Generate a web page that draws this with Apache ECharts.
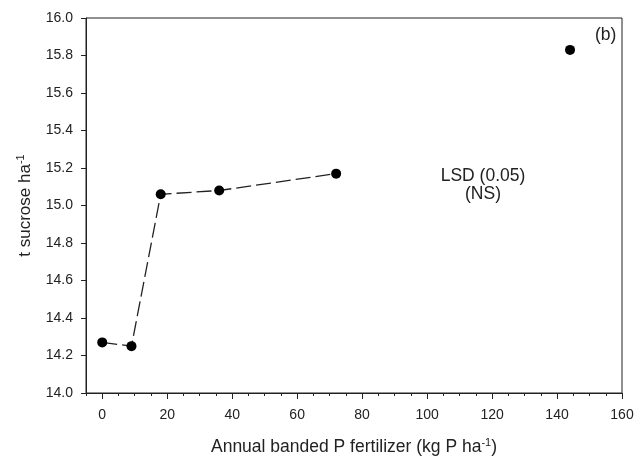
<!DOCTYPE html>
<html>
<head>
<meta charset="utf-8">
<script src="https://cdn.jsdelivr.net/npm/echarts@6/dist/echarts.min.js"></script>
<style>
  html, body { margin: 0; padding: 0; background: #fff; }
  #chart { width: 637px; height: 457px; }
</style>
</head>
<body>
<div id="chart"></div>
<script>
// P rate (kg P/ha) and sucrose yield (t/ha)
const pRates = [0, 9, 18, 36, 72, 144];
const sucrose = [14.27, 14.25, 15.06, 15.08, 15.17, 15.83];
// first five points are joined by the dashed line
const joinedCount = 5;
const xTicks = [0, 20, 40, 60, 80, 100, 120, 140, 160];
const yTicks = [14.0, 14.2, 14.4, 14.6, 14.8, 15.0, 15.2, 15.4, 15.6, 15.8, 16.0];

const font = "Liberation Sans, Arial, sans-serif";
const ink = "#222";

const points = pRates.map((x, i) => [x, sucrose[i]]);
const joined = points.slice(0, joinedCount);

// plot box: x from -5 to 160; a second grid starting at x=0 carries the labelled axis
const gLeft = 86, gRight = 637 - 622, gTop = 18, gBottom = 457 - 393;
const xMin = -5, xMax = 160;
const plotW = 637 - gLeft - gRight;
const left2 = gLeft + (0 - xMin) / (xMax - xMin) * plotW;

const supStyle = { fontSize: 11, verticalAlign: "top", padding: [0, 0, 9, 0], color: ink, fontFamily: font };

var myChart = echarts.init(document.getElementById("chart"));
var option = {
  animation: false,
  textStyle: { fontFamily: font },
  grid: [
    {
      left: gLeft, right: gRight, top: gTop, bottom: gBottom,
      outerBoundsMode: "none",
      show: true, borderColor: ink, borderWidth: 1
    },
    { left: left2, right: gRight, top: gTop, bottom: gBottom, outerBoundsMode: "none" }
  ],
  xAxis: [
    {
      // minor ticks every 5
      gridIndex: 0,
      type: "value",
      min: xMin,
      max: xMax,
      interval: 5,
      axisLine: { show: true, onZero: false, lineStyle: { color: ink, width: 1 } },
      axisTick: { show: true, inside: false, length: 3, lineStyle: { color: ink } },
      axisLabel: { show: false },
      splitLine: { show: false },
      name: "Annual banded P fertilizer (kg P ha{sup|-1})",
      nameLocation: "middle",
      nameGap: 44,
      nameTextStyle: {
        color: ink, fontSize: 17.5, fontFamily: font,
        rich: { sup: supStyle }
      }
    },
    {
      // major ticks + labels every 20
      gridIndex: 1,
      type: "value",
      min: xTicks[0],
      max: xTicks[xTicks.length - 1],
      interval: 20,
      axisLine: { show: false },
      axisTick: { show: true, length: 6, lineStyle: { color: ink } },
      axisLabel: { color: ink, fontSize: 14, margin: 15, fontFamily: font },
      splitLine: { show: false }
    }
  ],
  yAxis: [
    {
      gridIndex: 0,
      type: "value",
      min: yTicks[0],
      max: yTicks[yTicks.length - 1],
      interval: 0.2,
      axisLine: { show: true, onZero: false, lineStyle: { color: ink, width: 1 } },
      axisTick: { show: true, length: 5, lineStyle: { color: ink } },
      axisLabel: {
        color: ink, fontSize: 14, margin: 13, fontFamily: font,
        formatter: (v) => v.toFixed(1)
      },
      splitLine: { show: false },
      name: "t sucrose ha{sup|-1}",
      nameLocation: "middle",
      nameGap: 51,
      nameTextStyle: {
        color: ink, fontSize: 17, fontFamily: font,
        rich: { sup: supStyle }
      }
    },
    {
      gridIndex: 1,
      type: "value",
      min: yTicks[0],
      max: yTicks[yTicks.length - 1],
      show: false
    }
  ],
  series: [
    {
      type: "line",
      xAxisIndex: 0,
      yAxisIndex: 0,
      data: joined,
      symbol: "none",
      lineStyle: { color: ink, width: 1.3, type: [15, 5] },
      z: 2
    },
    {
      type: "scatter",
      xAxisIndex: 0,
      yAxisIndex: 0,
      data: points,
      symbol: "circle",
      symbolSize: 10,
      itemStyle: { color: "#000", opacity: 1 },
      z: 3
    }
  ],
  graphic: [
    {
      type: "text",
      left: 595, top: 26,
      style: { text: "(b)", fill: ink, font: "17.5px " + font }
    },
    {
      type: "text",
      x: 483, y: 167,
      style: {
        text: "LSD (0.05)\n(NS)", fill: ink, font: "17.5px " + font,
        align: "center", verticalAlign: "top", lineHeight: 18
      }
    }
  ]
};
myChart.setOption(option);
</script>
</body>
</html>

▶ [Given problem] Take the listing above and restate it word for word, without its pictures.

▶ [Problem solution]
Generate a web page that draws this with Apache ECharts.
<!DOCTYPE html>
<html>
<head>
<meta charset="utf-8">
<script src="https://cdn.jsdelivr.net/npm/echarts@6/dist/echarts.min.js"></script>
<style>
  html, body { margin: 0; padding: 0; background: #fff; }
  #chart { width: 637px; height: 457px; }
</style>
</head>
<body>
<div id="chart"></div>
<script>
// P rate (kg P/ha) and sucrose yield (t/ha)
const pRates = [0, 9, 18, 36, 72, 144];
const sucrose = [14.27, 14.25, 15.06, 15.08, 15.17, 15.83];
// first five points are joined by the dashed line
const joinedCount = 5;
const xTicks = [0, 20, 40, 60, 80, 100, 120, 140, 160];
const yTicks = [14.0, 14.2, 14.4, 14.6, 14.8, 15.0, 15.2, 15.4, 15.6, 15.8, 16.0];

const font = "Liberation Sans, Arial, sans-serif";
const ink = "#222";

const points = pRates.map((x, i) => [x, sucrose[i]]);
const joined = points.slice(0, joinedCount);

// plot box: x from -5 to 160; a second grid starting at x=0 carries the labelled axis
const gLeft = 86, gRight = 637 - 622, gTop = 18, gBottom = 457 - 393;
const xMin = -5, xMax = 160;
const plotW = 637 - gLeft - gRight;
const left2 = gLeft + (0 - xMin) / (xMax - xMin) * plotW;

const supStyle = { fontSize: 11, verticalAlign: "top", padding: [0, 0, 9, 0], color: ink, fontFamily: font };

var myChart = echarts.init(document.getElementById("chart"));
var option = {
  animation: false,
  textStyle: { fontFamily: font },
  grid: [
    {
      left: gLeft, right: gRight, top: gTop, bottom: gBottom,
      outerBoundsMode: "none",
      show: true, borderColor: ink, borderWidth: 1
    },
    { left: left2, right: gRight, top: gTop, bottom: gBottom, outerBoundsMode: "none" }
  ],
  xAxis: [
    {
      // minor ticks every 5
      gridIndex: 0,
      type: "value",
      min: xMin,
      max: xMax,
      interval: 5,
      axisLine: { show: true, onZero: false, lineStyle: { color: ink, width: 1 } },
      axisTick: { show: true, inside: false, length: 3, lineStyle: { color: ink } },
      axisLabel: { show: false },
      splitLine: { show: false },
      name: "Annual banded P fertilizer (kg P ha{sup|-1})",
      nameLocation: "middle",
      nameGap: 44,
      nameTextStyle: {
        color: ink, fontSize: 17.5, fontFamily: font,
        rich: { sup: supStyle }
      }
    },
    {
      // major ticks + labels every 20
      gridIndex: 1,
      type: "value",
      min: xTicks[0],
      max: xTicks[xTicks.length - 1],
      interval: 20,
      axisLine: { show: false },
      axisTick: { show: true, length: 6, lineStyle: { color: ink } },
      axisLabel: { color: ink, fontSize: 14, margin: 15, fontFamily: font },
      splitLine: { show: false }
    }
  ],
  yAxis: [
    {
      gridIndex: 0,
      type: "value",
      min: yTicks[0],
      max: yTicks[yTicks.length - 1],
      interval: 0.2,
      axisLine: { show: true, onZero: false, lineStyle: { color: ink, width: 1 } },
      axisTick: { show: true, length: 5, lineStyle: { color: ink } },
      axisLabel: {
        color: ink, fontSize: 14, margin: 13, fontFamily: font,
        formatter: (v) => v.toFixed(1)
      },
      splitLine: { show: false },
      name: "t sucrose ha{sup|-1}",
      nameLocation: "middle",
      nameGap: 51,
      nameTextStyle: {
        color: ink, fontSize: 17, fontFamily: font,
        rich: { sup: supStyle }
      }
    },
    {
      gridIndex: 1,
      type: "value",
      min: yTicks[0],
      max: yTicks[yTicks.length - 1],
      show: false
    }
  ],
  series: [
    {
      type: "line",
      xAxisIndex: 0,
      yAxisIndex: 0,
      data: joined,
      symbol: "none",
      lineStyle: { color: ink, width: 1.3, type: [15, 5] },
      z: 2
    },
    {
      type: "scatter",
      xAxisIndex: 0,
      yAxisIndex: 0,
      data: points,
      symbol: "circle",
      symbolSize: 10,
      itemStyle: { color: "#000", opacity: 1 },
      z: 3
    }
  ],
  graphic: [
    {
      type: "text",
      left: 595, top: 26,
      style: { text: "(b)", fill: ink, font: "17.5px " + font }
    },
    {
      type: "text",
      x: 483, y: 167,
      style: {
        text: "LSD (0.05)\n(NS)", fill: ink, font: "17.5px " + font,
        align: "center", verticalAlign: "top", lineHeight: 18
      }
    }
  ]
};
myChart.setOption(option);
</script>
</body>
</html>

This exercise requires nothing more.